Exercise description:
Omit the images, then output each of the records below exactly.

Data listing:
** Start **

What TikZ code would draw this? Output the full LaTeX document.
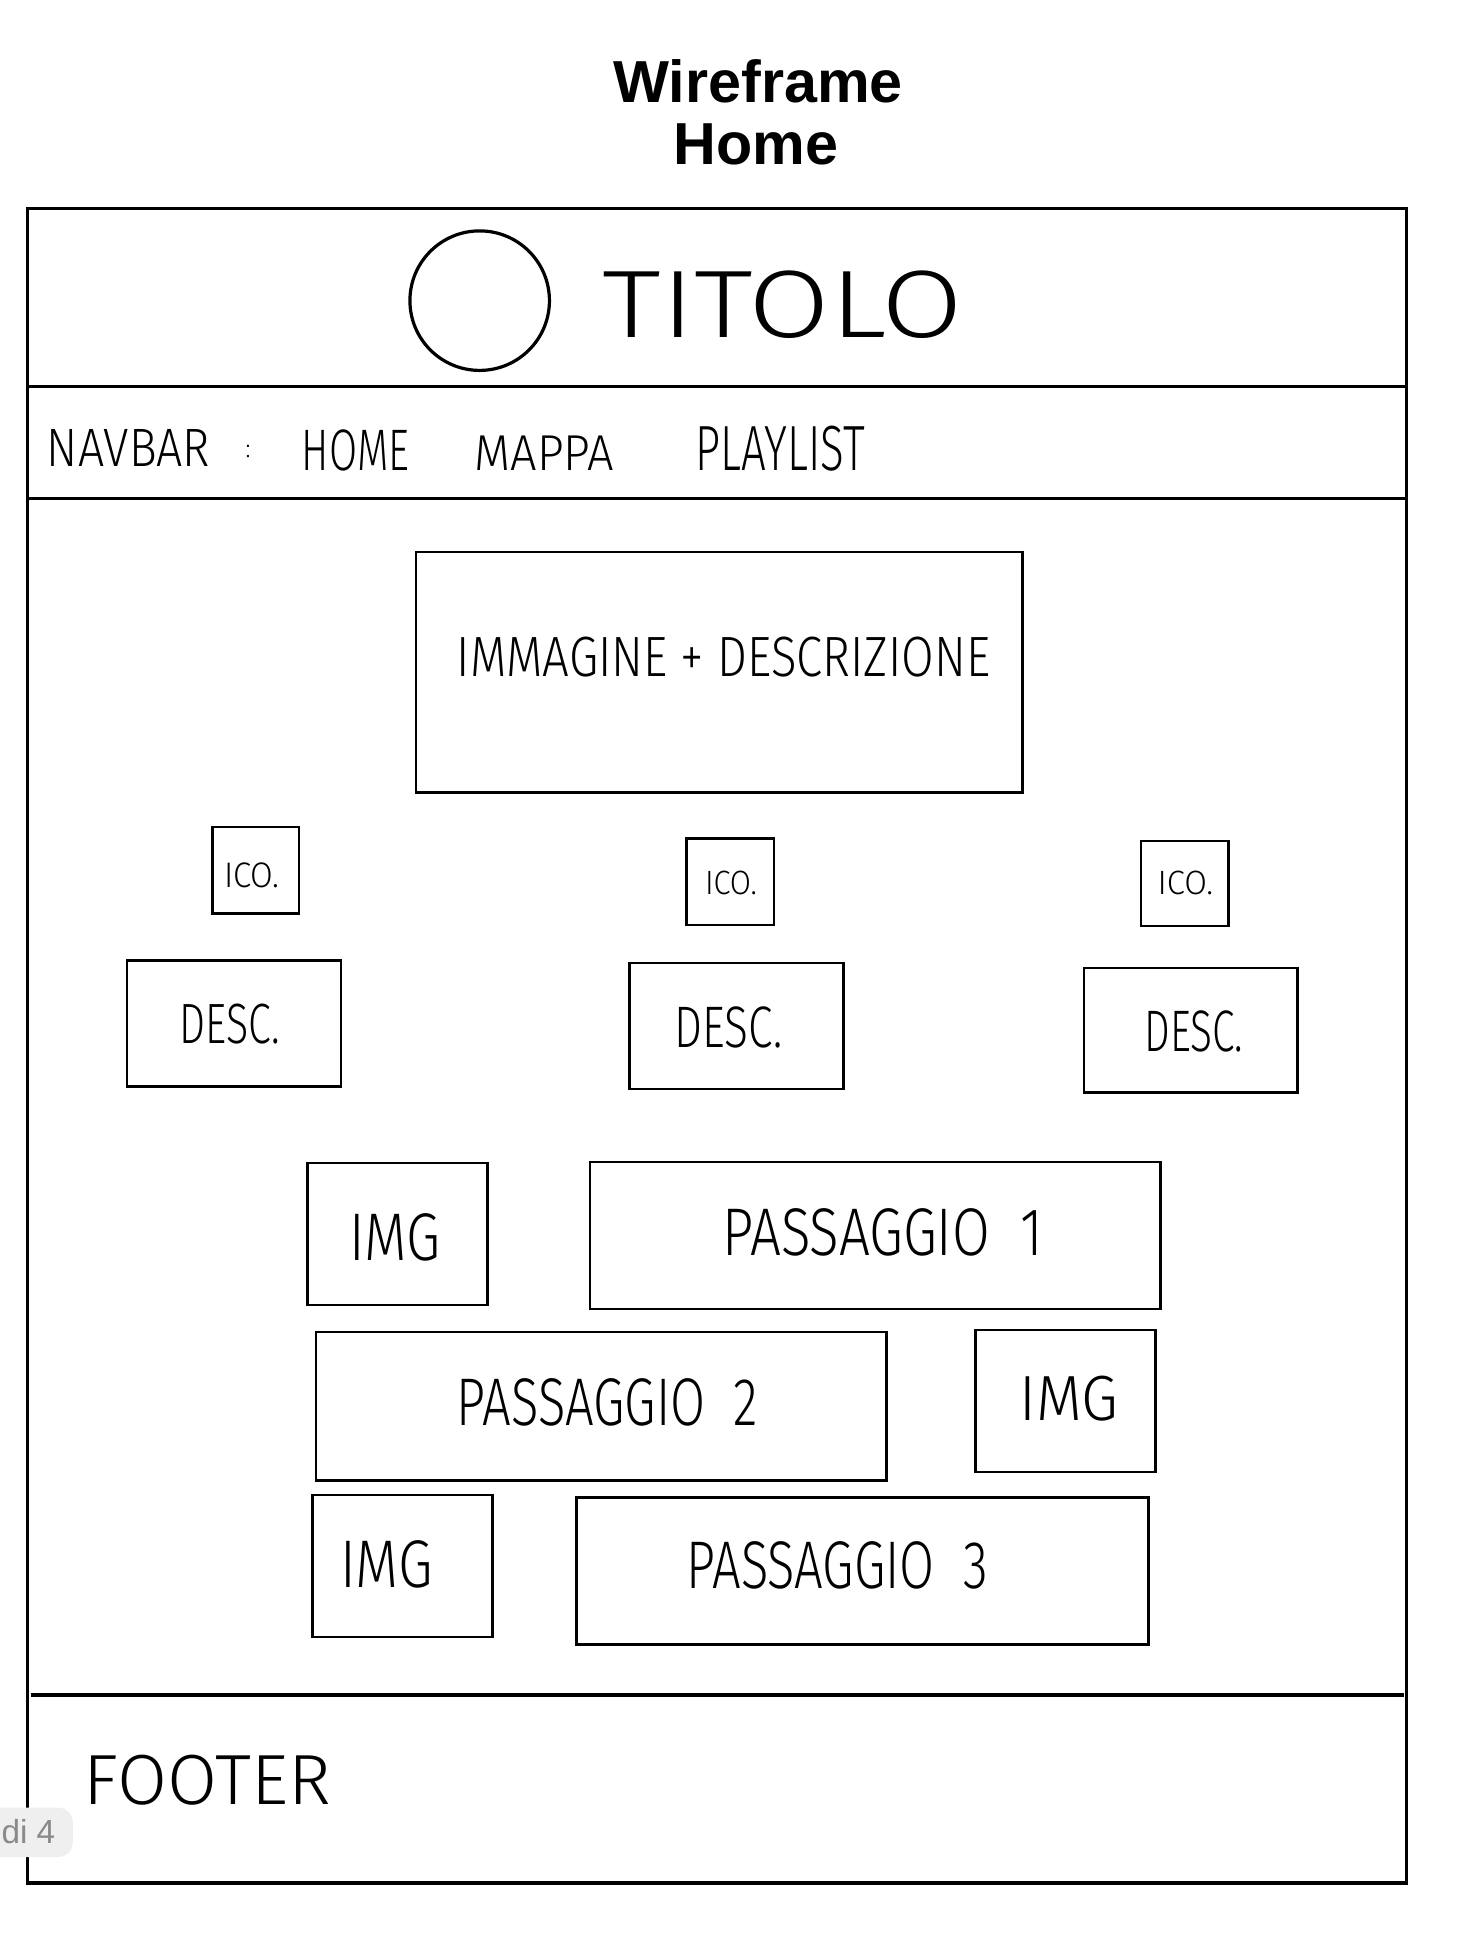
\documentclass[tikz,border=0pt]{standalone}
\usepackage{fontspec}
\usepackage{graphicx}
\setmainfont{Liberation Sans}
\newfontfamily\hwfont{Fira Sans Light}
\newcommand\hw[3]{\resizebox{#1pt}{#2pt}{\hwfont #3}}
\definecolor{badgefill}{HTML}{EFEFEF}
\definecolor{badgetext}{HTML}{8A8A8A}
\begin{document}
\begin{tikzpicture}[x=1pt,y=-1pt,
  wbox/.style={draw=black, line width=2pt, inner sep=0pt, outer sep=0pt},
  frm/.style={draw=black, line width=2.6pt, inner sep=0pt, outer sep=0pt},
  sep/.style={draw=black, line width=2.6pt},
  lbl/.style={inner sep=0pt, outer sep=0pt},
  ttl/.style={inner sep=0pt, anchor=base, font=\bfseries\fontsize{48}{50}\selectfont}]
\useasboundingbox[fill=white] (0,0) rectangle (1181,1568);

% title
\node[ttl] (title1) at (614,83) {Wireframe};
\node[ttl] (title2) at (612,133) {Home};

% page frame
\node[frm, minimum width=1117pt, minimum height=1356pt] (frame) at (580.5,847) {};
\draw[sep] (frame.west |- 0,313) -- (frame.east |- 0,313);
\draw[sep] (frame.west |- 0,404) -- (frame.east |- 0,404);
\draw[draw=black, line width=3.6pt] (25,1373) -- (1137,1373);

% header
\node[draw=black, line width=2.6pt, circle, minimum size=113pt, inner sep=0pt] (logo) at (388.5,243.5) {};
\node[lbl] (titolo) at (634,247) {\hw{292}{54}{TITOLO}};

% navbar
\node[lbl] (navbar) at (104,363) {\hw{132}{30}{NAVBAR}};
\node[lbl] (colon) at (201,366) {\hw{4}{10}{:}};
\node[lbl] (home) at (288,365) {\hw{87}{33}{HOME}};
\node[lbl] (mappa) at (441,367) {\hw{113}{28}{MAPPA}};
\node[lbl] (playlist) at (632,363) {\hw{137}{36}{PLAYLIST}};

% main image
\node[wbox, minimum width=491pt, minimum height=195pt] (main) at (582.5,544.5) {};
\node[lbl] (maintxt) at (586,532) {\hw{432}{32}{IMMAGINE + DESCRIZIONE}};

% icons
\node[wbox, minimum width=70pt, minimum height=70pt] (ico1) at (207,705) {};
\node[wbox, minimum width=71pt, minimum height=70pt] (ico2) at (591.5,714) {};
\node[wbox, minimum width=71pt, minimum height=69pt] (ico3) at (959.5,715.5) {};
\node[lbl] (ico1t) at (204,709) {\hw{45}{20}{ICO.}};
\node[lbl] (ico2t) at (592,715) {\hw{42}{19}{ICO.}};
\node[lbl] (ico3t) at (960,715) {\hw{45}{19}{ICO.}};

% descriptions
\node[wbox, minimum width=173pt, minimum height=102pt] (desc1) at (189.5,829) {};
\node[wbox, minimum width=173pt, minimum height=102pt] (desc2) at (596.5,831) {};
\node[wbox, minimum width=173pt, minimum height=101pt] (desc3) at (964.5,834.5) {};
\node[lbl] (desc1t) at (186,829) {\hw{81}{32}{DESC.}};
\node[lbl] (desc2t) at (590,832) {\hw{87}{33}{DESC.}};
\node[lbl] (desc3t) at (967,835) {\hw{80}{33}{DESC.}};

% passages
\node[wbox, minimum width=146pt, minimum height=115pt] (img1) at (322,999.5) {};
\node[wbox, minimum width=462pt, minimum height=119pt] (pass1) at (709,1000.5) {};
\node[wbox, minimum width=462pt, minimum height=120pt] (pass2) at (487,1139) {};
\node[wbox, minimum width=146pt, minimum height=115pt] (img2) at (863,1134.5) {};
\node[wbox, minimum width=146pt, minimum height=115pt] (img3) at (326,1268.5) {};
\node[wbox, minimum width=463pt, minimum height=119pt] (pass3) at (698.5,1272.5) {};

\node[lbl] (img1t) at (320,1002) {\hw{74}{38}{IMG}};
\node[lbl] (pass1t) at (715,998) {\hw{260}{38}{PASSAGGIO\ \ 1}};
\node[lbl] (pass2t) at (492,1136) {\hw{244}{38}{PASSAGGIO\ \ 2}};
\node[lbl] (img2t) at (866,1133) {\hw{80}{36}{IMG}};
\node[lbl] (img3t) at (313,1267) {\hw{75}{38}{IMG}};
\node[lbl] (pass3t) at (678,1268) {\hw{244}{38}{PASSAGGIO\ \ 3}};

% footer
\node[lbl] (footer) at (168,1442) {\hw{200}{40}{FOOTER}};

% page badge
\node[fill=badgefill, rounded corners=12pt, minimum width=90pt, minimum height=40pt, inner sep=0pt] (badge) at (14,1484) {};
\node[anchor=base east, text=badgetext, inner sep=0pt, font=\fontsize{27}{29}\selectfont] (badget) at (45,1493) {di 4};
\end{tikzpicture}
\end{document}
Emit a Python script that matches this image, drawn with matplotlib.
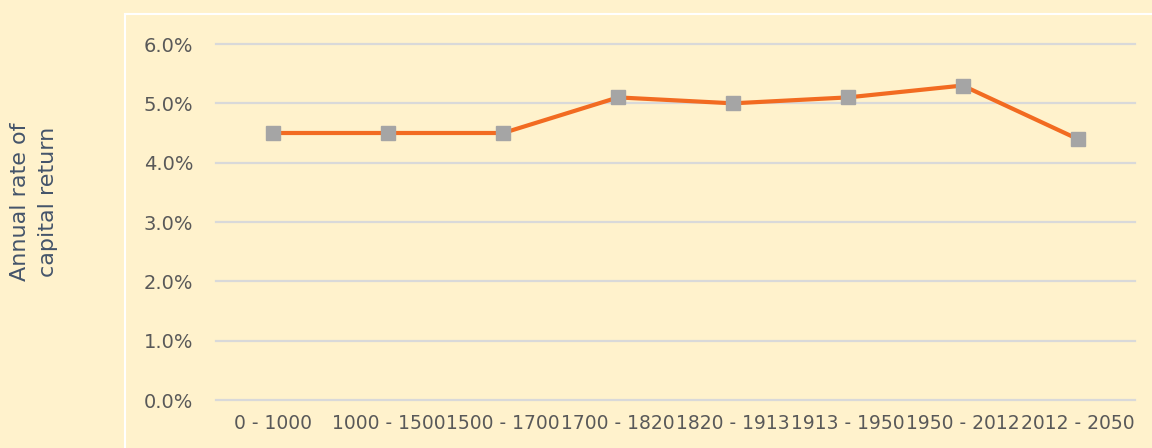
import matplotlib
matplotlib.use("Agg")
import matplotlib.pyplot as plt
from matplotlib.patches import Rectangle
from matplotlib.ticker import FuncFormatter

categories = ["0 - 1000", "1000 - 1500", "1500 - 1700", "1700 - 1820",
              "1820 - 1913", "1913 - 1950", "1950 - 2012", "2012 - 2050"]
returns = [4.5, 4.5, 4.5, 5.1, 5.0, 5.1, 5.3, 4.4]
yticks = [0, 1, 2, 3, 4, 5, 6]

W, H = 1152, 448
bg = "#FFF2CC"
fig = plt.figure(figsize=(W / 100, H / 100), dpi=100, facecolor=bg)

# white frame of the plot area
fig.add_artist(Rectangle((124.5 / W, -0.1), 1.2, (H - 14.5) / H + 0.1,
                         transform=fig.transFigure, fill=False,
                         edgecolor="white", linewidth=1.5))

ax = fig.add_axes([216 / W, (H - 400) / H, (1135 - 216) / W, (400 - 44) / H])
ax.patch.set_alpha(0)

x = list(range(len(categories)))
ax.plot(x, returns, color="#F26B21", linewidth=3, marker="s",
        markersize=10.5, markerfacecolor="#A5A5A5", markeredgecolor="#A5A5A5",
        zorder=3, clip_on=False)

ax.set_xlim(-0.5, len(categories) - 0.5)
ax.set_ylim(0, 6)
ax.set_yticks(yticks)
ax.yaxis.set_major_formatter(FuncFormatter(lambda v, p: f"{v:.1f}%"))
ax.set_xticks(x)
ax.set_xticklabels(categories)
ax.grid(axis="y", color="#D9D9D9", linewidth=1.6)
ax.set_axisbelow(True)
for ln in ax.get_ygridlines():
    ln.set_clip_on(False)
for s in ax.spines.values():
    s.set_visible(False)
ax.tick_params(axis="both", length=0, labelsize=13.5, labelcolor="#595959")
ax.tick_params(axis="y", labelsize=14, pad=16.5)
ax.tick_params(axis="x", pad=10)

fig.text(34 / W, (H - 202) / H, "Annual rate of\ncapital return", rotation=90,
         ha="center", va="center", fontsize=16, color="#44546A",
         linespacing=1.45)

fig.savefig("out.png", dpi=100, facecolor=bg)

** End **

Task solution:
What TikZ code would draw this? Output the full LaTeX document.
\documentclass[tikz,border=0pt]{standalone}
\usepackage{fontspec}
\usepackage{graphicx}
\setmainfont{Liberation Sans}
\newfontfamily\hwfont{Fira Sans Light}
\newcommand\hw[3]{\resizebox{#1pt}{#2pt}{\hwfont #3}}
\definecolor{badgefill}{HTML}{EFEFEF}
\definecolor{badgetext}{HTML}{8A8A8A}
\begin{document}
\begin{tikzpicture}[x=1pt,y=-1pt,
  wbox/.style={draw=black, line width=2pt, inner sep=0pt, outer sep=0pt},
  frm/.style={draw=black, line width=2.6pt, inner sep=0pt, outer sep=0pt},
  sep/.style={draw=black, line width=2.6pt},
  lbl/.style={inner sep=0pt, outer sep=0pt},
  ttl/.style={inner sep=0pt, anchor=base, font=\bfseries\fontsize{48}{50}\selectfont}]
\useasboundingbox[fill=white] (0,0) rectangle (1181,1568);

% title
\node[ttl] (title1) at (614,83) {Wireframe};
\node[ttl] (title2) at (612,133) {Home};

% page frame
\node[frm, minimum width=1117pt, minimum height=1356pt] (frame) at (580.5,847) {};
\draw[sep] (frame.west |- 0,313) -- (frame.east |- 0,313);
\draw[sep] (frame.west |- 0,404) -- (frame.east |- 0,404);
\draw[draw=black, line width=3.6pt] (25,1373) -- (1137,1373);

% header
\node[draw=black, line width=2.6pt, circle, minimum size=113pt, inner sep=0pt] (logo) at (388.5,243.5) {};
\node[lbl] (titolo) at (634,247) {\hw{292}{54}{TITOLO}};

% navbar
\node[lbl] (navbar) at (104,363) {\hw{132}{30}{NAVBAR}};
\node[lbl] (colon) at (201,366) {\hw{4}{10}{:}};
\node[lbl] (home) at (288,365) {\hw{87}{33}{HOME}};
\node[lbl] (mappa) at (441,367) {\hw{113}{28}{MAPPA}};
\node[lbl] (playlist) at (632,363) {\hw{137}{36}{PLAYLIST}};

% main image
\node[wbox, minimum width=491pt, minimum height=195pt] (main) at (582.5,544.5) {};
\node[lbl] (maintxt) at (586,532) {\hw{432}{32}{IMMAGINE + DESCRIZIONE}};

% icons
\node[wbox, minimum width=70pt, minimum height=70pt] (ico1) at (207,705) {};
\node[wbox, minimum width=71pt, minimum height=70pt] (ico2) at (591.5,714) {};
\node[wbox, minimum width=71pt, minimum height=69pt] (ico3) at (959.5,715.5) {};
\node[lbl] (ico1t) at (204,709) {\hw{45}{20}{ICO.}};
\node[lbl] (ico2t) at (592,715) {\hw{42}{19}{ICO.}};
\node[lbl] (ico3t) at (960,715) {\hw{45}{19}{ICO.}};

% descriptions
\node[wbox, minimum width=173pt, minimum height=102pt] (desc1) at (189.5,829) {};
\node[wbox, minimum width=173pt, minimum height=102pt] (desc2) at (596.5,831) {};
\node[wbox, minimum width=173pt, minimum height=101pt] (desc3) at (964.5,834.5) {};
\node[lbl] (desc1t) at (186,829) {\hw{81}{32}{DESC.}};
\node[lbl] (desc2t) at (590,832) {\hw{87}{33}{DESC.}};
\node[lbl] (desc3t) at (967,835) {\hw{80}{33}{DESC.}};

% passages
\node[wbox, minimum width=146pt, minimum height=115pt] (img1) at (322,999.5) {};
\node[wbox, minimum width=462pt, minimum height=119pt] (pass1) at (709,1000.5) {};
\node[wbox, minimum width=462pt, minimum height=120pt] (pass2) at (487,1139) {};
\node[wbox, minimum width=146pt, minimum height=115pt] (img2) at (863,1134.5) {};
\node[wbox, minimum width=146pt, minimum height=115pt] (img3) at (326,1268.5) {};
\node[wbox, minimum width=463pt, minimum height=119pt] (pass3) at (698.5,1272.5) {};

\node[lbl] (img1t) at (320,1002) {\hw{74}{38}{IMG}};
\node[lbl] (pass1t) at (715,998) {\hw{260}{38}{PASSAGGIO\ \ 1}};
\node[lbl] (pass2t) at (492,1136) {\hw{244}{38}{PASSAGGIO\ \ 2}};
\node[lbl] (img2t) at (866,1133) {\hw{80}{36}{IMG}};
\node[lbl] (img3t) at (313,1267) {\hw{75}{38}{IMG}};
\node[lbl] (pass3t) at (678,1268) {\hw{244}{38}{PASSAGGIO\ \ 3}};

% footer
\node[lbl] (footer) at (168,1442) {\hw{200}{40}{FOOTER}};

% page badge
\node[fill=badgefill, rounded corners=12pt, minimum width=90pt, minimum height=40pt, inner sep=0pt] (badge) at (14,1484) {};
\node[anchor=base east, text=badgetext, inner sep=0pt, font=\fontsize{27}{29}\selectfont] (badget) at (45,1493) {di 4};
\end{tikzpicture}
\end{document}
Emit a Python script that matches this image, drawn with matplotlib.
import matplotlib
matplotlib.use("Agg")
import matplotlib.pyplot as plt
from matplotlib.patches import Rectangle
from matplotlib.ticker import FuncFormatter

categories = ["0 - 1000", "1000 - 1500", "1500 - 1700", "1700 - 1820",
              "1820 - 1913", "1913 - 1950", "1950 - 2012", "2012 - 2050"]
returns = [4.5, 4.5, 4.5, 5.1, 5.0, 5.1, 5.3, 4.4]
yticks = [0, 1, 2, 3, 4, 5, 6]

W, H = 1152, 448
bg = "#FFF2CC"
fig = plt.figure(figsize=(W / 100, H / 100), dpi=100, facecolor=bg)

# white frame of the plot area
fig.add_artist(Rectangle((124.5 / W, -0.1), 1.2, (H - 14.5) / H + 0.1,
                         transform=fig.transFigure, fill=False,
                         edgecolor="white", linewidth=1.5))

ax = fig.add_axes([216 / W, (H - 400) / H, (1135 - 216) / W, (400 - 44) / H])
ax.patch.set_alpha(0)

x = list(range(len(categories)))
ax.plot(x, returns, color="#F26B21", linewidth=3, marker="s",
        markersize=10.5, markerfacecolor="#A5A5A5", markeredgecolor="#A5A5A5",
        zorder=3, clip_on=False)

ax.set_xlim(-0.5, len(categories) - 0.5)
ax.set_ylim(0, 6)
ax.set_yticks(yticks)
ax.yaxis.set_major_formatter(FuncFormatter(lambda v, p: f"{v:.1f}%"))
ax.set_xticks(x)
ax.set_xticklabels(categories)
ax.grid(axis="y", color="#D9D9D9", linewidth=1.6)
ax.set_axisbelow(True)
for ln in ax.get_ygridlines():
    ln.set_clip_on(False)
for s in ax.spines.values():
    s.set_visible(False)
ax.tick_params(axis="both", length=0, labelsize=13.5, labelcolor="#595959")
ax.tick_params(axis="y", labelsize=14, pad=16.5)
ax.tick_params(axis="x", pad=10)

fig.text(34 / W, (H - 202) / H, "Annual rate of\ncapital return", rotation=90,
         ha="center", va="center", fontsize=16, color="#44546A",
         linespacing=1.45)

fig.savefig("out.png", dpi=100, facecolor=bg)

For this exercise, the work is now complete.